Excerpted records
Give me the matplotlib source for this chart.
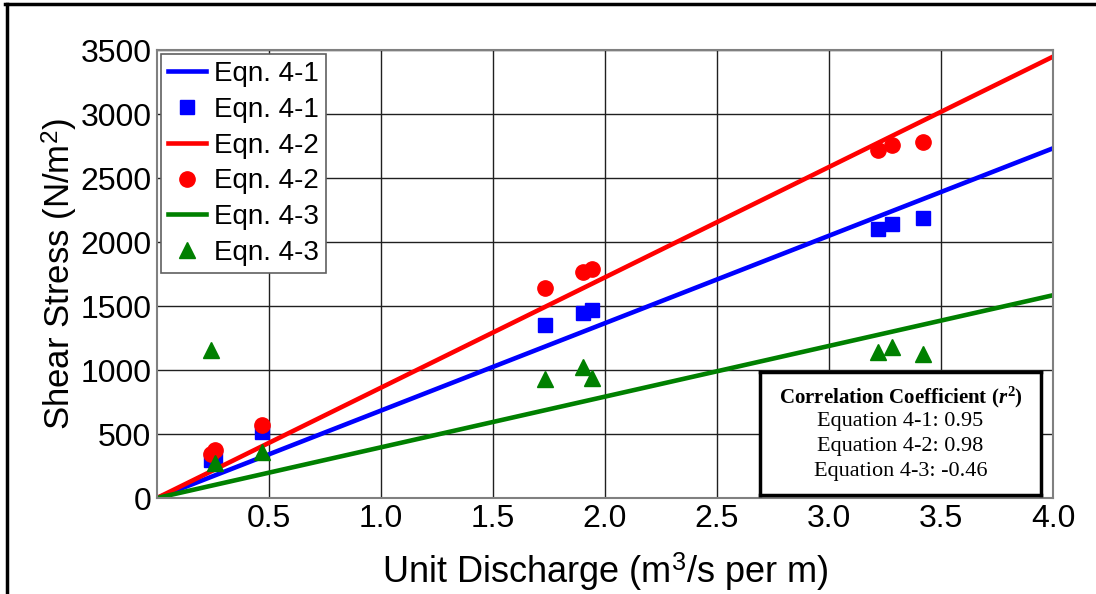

---

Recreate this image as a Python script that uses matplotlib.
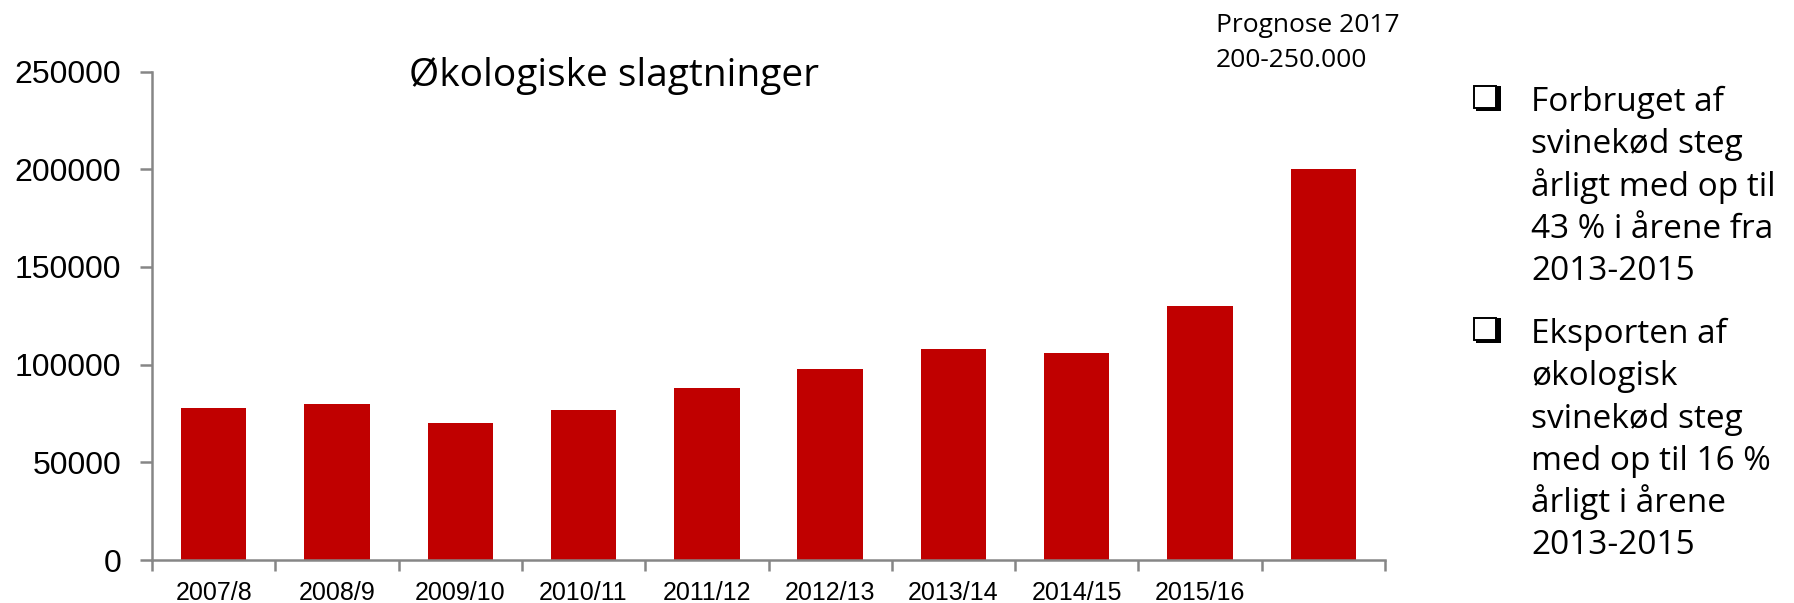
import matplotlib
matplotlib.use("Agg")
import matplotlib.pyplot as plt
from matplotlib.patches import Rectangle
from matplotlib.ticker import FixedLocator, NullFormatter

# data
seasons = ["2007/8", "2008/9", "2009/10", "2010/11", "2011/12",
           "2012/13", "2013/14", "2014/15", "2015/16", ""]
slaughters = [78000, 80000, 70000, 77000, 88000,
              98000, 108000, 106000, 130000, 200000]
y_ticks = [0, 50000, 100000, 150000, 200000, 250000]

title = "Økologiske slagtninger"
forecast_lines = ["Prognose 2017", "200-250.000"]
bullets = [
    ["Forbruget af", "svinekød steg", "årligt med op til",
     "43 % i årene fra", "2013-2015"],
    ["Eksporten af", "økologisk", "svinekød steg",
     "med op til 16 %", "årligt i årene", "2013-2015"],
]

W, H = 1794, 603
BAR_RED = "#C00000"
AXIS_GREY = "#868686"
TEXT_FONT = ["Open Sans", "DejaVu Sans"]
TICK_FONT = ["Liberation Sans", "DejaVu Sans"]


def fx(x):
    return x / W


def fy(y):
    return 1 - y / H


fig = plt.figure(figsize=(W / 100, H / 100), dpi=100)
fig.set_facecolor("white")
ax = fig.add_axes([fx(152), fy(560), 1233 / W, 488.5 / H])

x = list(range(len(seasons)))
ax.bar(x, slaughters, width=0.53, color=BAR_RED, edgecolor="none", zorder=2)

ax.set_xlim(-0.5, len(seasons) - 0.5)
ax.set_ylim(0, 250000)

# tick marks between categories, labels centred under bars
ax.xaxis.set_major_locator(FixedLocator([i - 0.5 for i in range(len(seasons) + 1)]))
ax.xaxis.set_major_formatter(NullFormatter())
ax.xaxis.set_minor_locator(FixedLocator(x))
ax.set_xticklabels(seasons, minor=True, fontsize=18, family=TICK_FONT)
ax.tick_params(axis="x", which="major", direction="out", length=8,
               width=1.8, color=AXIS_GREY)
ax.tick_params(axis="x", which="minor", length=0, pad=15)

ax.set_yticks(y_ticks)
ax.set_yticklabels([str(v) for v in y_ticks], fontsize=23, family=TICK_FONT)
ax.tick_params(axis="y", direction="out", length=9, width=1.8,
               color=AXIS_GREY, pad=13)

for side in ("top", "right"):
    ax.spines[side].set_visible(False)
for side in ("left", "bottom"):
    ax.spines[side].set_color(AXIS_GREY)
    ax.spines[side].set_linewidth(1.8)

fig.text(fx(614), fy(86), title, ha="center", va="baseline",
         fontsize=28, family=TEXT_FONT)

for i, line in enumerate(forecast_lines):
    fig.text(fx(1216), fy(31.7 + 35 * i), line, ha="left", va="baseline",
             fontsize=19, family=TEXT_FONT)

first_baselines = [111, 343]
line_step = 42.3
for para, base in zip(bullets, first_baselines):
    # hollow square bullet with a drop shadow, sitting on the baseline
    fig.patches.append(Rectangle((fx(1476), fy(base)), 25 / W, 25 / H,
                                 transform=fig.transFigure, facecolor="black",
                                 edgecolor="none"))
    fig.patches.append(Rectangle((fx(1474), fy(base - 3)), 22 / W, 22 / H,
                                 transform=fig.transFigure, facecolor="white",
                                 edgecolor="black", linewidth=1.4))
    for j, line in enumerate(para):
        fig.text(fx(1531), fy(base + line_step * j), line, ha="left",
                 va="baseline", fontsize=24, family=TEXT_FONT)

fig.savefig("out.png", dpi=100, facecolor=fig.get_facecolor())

Challenge
Omit all pictures and repeat exactly the lines from the one containing "Recreate this image" through the one containing "y_ticks = [0, 50000, 100000, 150000, 200000, 250000]", ends included, with nothing added.

Response to this task
Recreate this image as a Python script that uses matplotlib.
import matplotlib
matplotlib.use("Agg")
import matplotlib.pyplot as plt
from matplotlib.patches import Rectangle
from matplotlib.ticker import FixedLocator, NullFormatter

# data
seasons = ["2007/8", "2008/9", "2009/10", "2010/11", "2011/12",
           "2012/13", "2013/14", "2014/15", "2015/16", ""]
slaughters = [78000, 80000, 70000, 77000, 88000,
              98000, 108000, 106000, 130000, 200000]
y_ticks = [0, 50000, 100000, 150000, 200000, 250000]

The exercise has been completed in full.